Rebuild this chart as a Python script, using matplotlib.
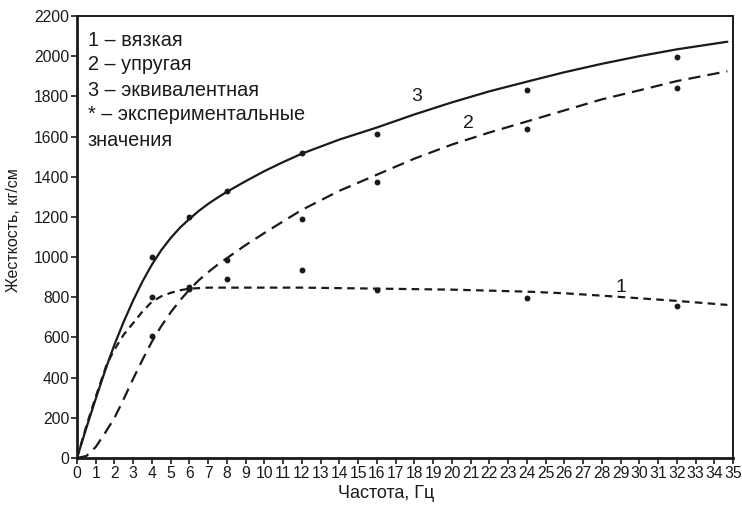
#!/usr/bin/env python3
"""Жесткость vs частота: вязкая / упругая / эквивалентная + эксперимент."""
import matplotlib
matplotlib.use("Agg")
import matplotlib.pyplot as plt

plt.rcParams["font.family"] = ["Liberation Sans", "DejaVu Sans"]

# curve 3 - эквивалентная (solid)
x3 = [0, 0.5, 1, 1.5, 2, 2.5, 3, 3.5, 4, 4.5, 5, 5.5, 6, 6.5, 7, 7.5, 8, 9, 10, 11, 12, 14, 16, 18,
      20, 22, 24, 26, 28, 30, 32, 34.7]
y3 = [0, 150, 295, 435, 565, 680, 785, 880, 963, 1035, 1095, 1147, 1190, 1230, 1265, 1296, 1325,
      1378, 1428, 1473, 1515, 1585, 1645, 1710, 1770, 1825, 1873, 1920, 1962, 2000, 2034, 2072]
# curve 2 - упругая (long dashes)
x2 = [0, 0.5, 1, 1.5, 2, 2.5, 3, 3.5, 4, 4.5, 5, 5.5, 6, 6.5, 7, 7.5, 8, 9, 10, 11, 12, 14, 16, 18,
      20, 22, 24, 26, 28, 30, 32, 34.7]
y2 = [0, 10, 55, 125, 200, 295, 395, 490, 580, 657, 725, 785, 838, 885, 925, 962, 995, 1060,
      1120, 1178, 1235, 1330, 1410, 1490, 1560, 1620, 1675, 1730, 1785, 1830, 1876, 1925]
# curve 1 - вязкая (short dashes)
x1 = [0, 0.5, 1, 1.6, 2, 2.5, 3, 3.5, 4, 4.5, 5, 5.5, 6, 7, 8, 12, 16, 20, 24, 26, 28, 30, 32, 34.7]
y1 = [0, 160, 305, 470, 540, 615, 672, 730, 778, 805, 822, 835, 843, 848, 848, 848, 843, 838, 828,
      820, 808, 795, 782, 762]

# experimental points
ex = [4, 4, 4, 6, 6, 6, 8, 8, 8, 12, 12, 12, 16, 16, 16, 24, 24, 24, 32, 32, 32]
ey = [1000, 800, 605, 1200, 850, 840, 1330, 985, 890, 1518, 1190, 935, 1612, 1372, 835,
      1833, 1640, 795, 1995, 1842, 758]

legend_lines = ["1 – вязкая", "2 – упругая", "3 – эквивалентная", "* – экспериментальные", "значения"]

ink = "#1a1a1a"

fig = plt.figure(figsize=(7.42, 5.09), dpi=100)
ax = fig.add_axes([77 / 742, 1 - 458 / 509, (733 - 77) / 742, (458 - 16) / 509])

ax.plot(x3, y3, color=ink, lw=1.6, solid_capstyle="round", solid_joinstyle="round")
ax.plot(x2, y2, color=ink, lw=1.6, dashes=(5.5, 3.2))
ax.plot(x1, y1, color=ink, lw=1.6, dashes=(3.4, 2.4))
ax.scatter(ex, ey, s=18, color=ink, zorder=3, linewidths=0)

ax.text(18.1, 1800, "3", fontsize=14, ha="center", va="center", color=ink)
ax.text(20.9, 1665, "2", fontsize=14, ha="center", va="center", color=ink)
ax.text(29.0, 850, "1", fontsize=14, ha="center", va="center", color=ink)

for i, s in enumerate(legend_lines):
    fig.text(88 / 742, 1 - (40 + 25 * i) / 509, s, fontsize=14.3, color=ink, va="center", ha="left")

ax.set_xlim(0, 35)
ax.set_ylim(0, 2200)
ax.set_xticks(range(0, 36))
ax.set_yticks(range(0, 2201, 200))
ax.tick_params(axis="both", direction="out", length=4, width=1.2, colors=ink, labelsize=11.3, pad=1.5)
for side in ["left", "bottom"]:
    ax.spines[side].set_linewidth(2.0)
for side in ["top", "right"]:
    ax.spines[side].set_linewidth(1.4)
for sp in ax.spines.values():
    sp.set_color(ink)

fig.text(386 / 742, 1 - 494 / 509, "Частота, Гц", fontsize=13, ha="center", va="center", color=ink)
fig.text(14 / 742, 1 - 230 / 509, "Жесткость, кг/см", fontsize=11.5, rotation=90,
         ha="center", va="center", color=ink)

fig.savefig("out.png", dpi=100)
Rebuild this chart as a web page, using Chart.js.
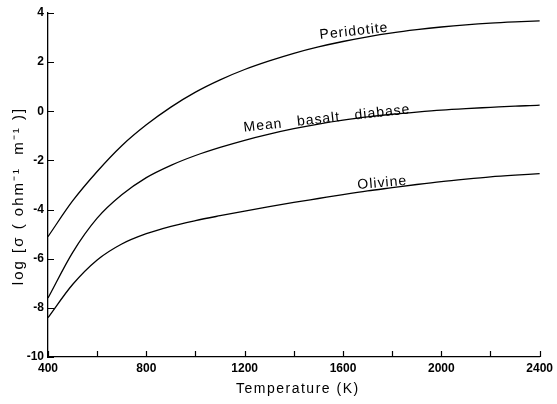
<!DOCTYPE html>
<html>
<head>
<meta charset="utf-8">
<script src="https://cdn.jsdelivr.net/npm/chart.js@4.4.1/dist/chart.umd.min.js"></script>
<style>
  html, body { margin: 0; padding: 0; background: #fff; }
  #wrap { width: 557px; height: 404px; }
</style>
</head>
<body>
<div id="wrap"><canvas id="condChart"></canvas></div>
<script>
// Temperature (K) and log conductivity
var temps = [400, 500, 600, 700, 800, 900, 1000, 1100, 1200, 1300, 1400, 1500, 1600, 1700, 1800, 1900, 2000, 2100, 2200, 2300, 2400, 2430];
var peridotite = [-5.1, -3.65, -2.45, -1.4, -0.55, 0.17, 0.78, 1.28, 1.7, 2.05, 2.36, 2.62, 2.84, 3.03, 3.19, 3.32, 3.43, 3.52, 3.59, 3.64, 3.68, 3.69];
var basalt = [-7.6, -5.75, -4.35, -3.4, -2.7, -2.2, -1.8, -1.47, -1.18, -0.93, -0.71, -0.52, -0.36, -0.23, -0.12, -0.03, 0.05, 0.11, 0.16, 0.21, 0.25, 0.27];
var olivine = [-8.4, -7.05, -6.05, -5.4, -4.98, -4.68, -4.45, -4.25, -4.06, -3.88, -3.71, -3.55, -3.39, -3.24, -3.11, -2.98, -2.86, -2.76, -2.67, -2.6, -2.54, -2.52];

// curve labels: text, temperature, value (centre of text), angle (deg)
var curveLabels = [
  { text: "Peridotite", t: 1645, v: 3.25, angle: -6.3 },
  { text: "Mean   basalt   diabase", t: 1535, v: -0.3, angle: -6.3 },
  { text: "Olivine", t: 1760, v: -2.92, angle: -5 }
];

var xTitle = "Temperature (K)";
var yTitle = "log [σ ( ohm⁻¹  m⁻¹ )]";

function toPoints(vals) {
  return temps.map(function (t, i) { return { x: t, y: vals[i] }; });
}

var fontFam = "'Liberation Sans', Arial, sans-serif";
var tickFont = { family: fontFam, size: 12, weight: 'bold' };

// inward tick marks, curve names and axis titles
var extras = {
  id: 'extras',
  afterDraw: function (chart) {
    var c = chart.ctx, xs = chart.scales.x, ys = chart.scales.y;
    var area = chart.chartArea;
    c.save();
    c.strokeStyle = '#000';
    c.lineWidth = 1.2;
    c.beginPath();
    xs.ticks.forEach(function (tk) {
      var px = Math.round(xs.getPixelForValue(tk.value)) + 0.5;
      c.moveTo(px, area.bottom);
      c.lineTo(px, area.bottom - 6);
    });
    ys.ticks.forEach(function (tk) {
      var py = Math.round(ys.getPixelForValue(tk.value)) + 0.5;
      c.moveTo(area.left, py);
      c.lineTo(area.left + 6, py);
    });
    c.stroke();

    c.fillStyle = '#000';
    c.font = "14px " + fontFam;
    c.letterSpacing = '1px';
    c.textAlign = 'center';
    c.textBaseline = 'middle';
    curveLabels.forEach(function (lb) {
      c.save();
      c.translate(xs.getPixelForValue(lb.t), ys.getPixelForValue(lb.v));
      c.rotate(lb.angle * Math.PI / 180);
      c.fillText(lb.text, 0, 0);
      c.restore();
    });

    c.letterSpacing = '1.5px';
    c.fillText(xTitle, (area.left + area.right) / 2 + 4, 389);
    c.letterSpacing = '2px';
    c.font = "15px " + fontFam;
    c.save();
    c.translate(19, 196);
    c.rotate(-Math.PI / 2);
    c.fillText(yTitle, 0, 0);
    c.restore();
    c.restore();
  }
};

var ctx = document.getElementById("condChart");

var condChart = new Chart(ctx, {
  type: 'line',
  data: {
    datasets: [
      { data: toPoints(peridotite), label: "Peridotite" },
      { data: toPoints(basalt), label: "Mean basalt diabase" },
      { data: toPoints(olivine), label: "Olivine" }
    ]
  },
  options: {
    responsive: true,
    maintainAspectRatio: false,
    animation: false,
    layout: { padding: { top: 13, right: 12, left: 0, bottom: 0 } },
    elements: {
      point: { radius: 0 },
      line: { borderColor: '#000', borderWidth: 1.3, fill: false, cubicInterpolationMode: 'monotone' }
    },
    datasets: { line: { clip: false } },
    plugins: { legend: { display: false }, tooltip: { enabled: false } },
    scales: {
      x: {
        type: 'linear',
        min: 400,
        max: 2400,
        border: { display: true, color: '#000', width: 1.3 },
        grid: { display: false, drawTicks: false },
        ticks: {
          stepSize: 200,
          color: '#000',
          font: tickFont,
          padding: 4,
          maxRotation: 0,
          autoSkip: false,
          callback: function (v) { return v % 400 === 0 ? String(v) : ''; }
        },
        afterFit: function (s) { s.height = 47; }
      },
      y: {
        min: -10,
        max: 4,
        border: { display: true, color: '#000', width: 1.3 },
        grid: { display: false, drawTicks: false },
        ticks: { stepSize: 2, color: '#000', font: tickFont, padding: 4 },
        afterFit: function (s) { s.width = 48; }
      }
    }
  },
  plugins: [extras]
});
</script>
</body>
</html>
------------------------------------------------
WHAT THE EXERCISE ASKS →
Look through the lines above and collect those with the word "this".

TASK RESPONSE →
Rebuild this chart as a Python script, using matplotlib.
Rebuild this chart as a web page, using Chart.js.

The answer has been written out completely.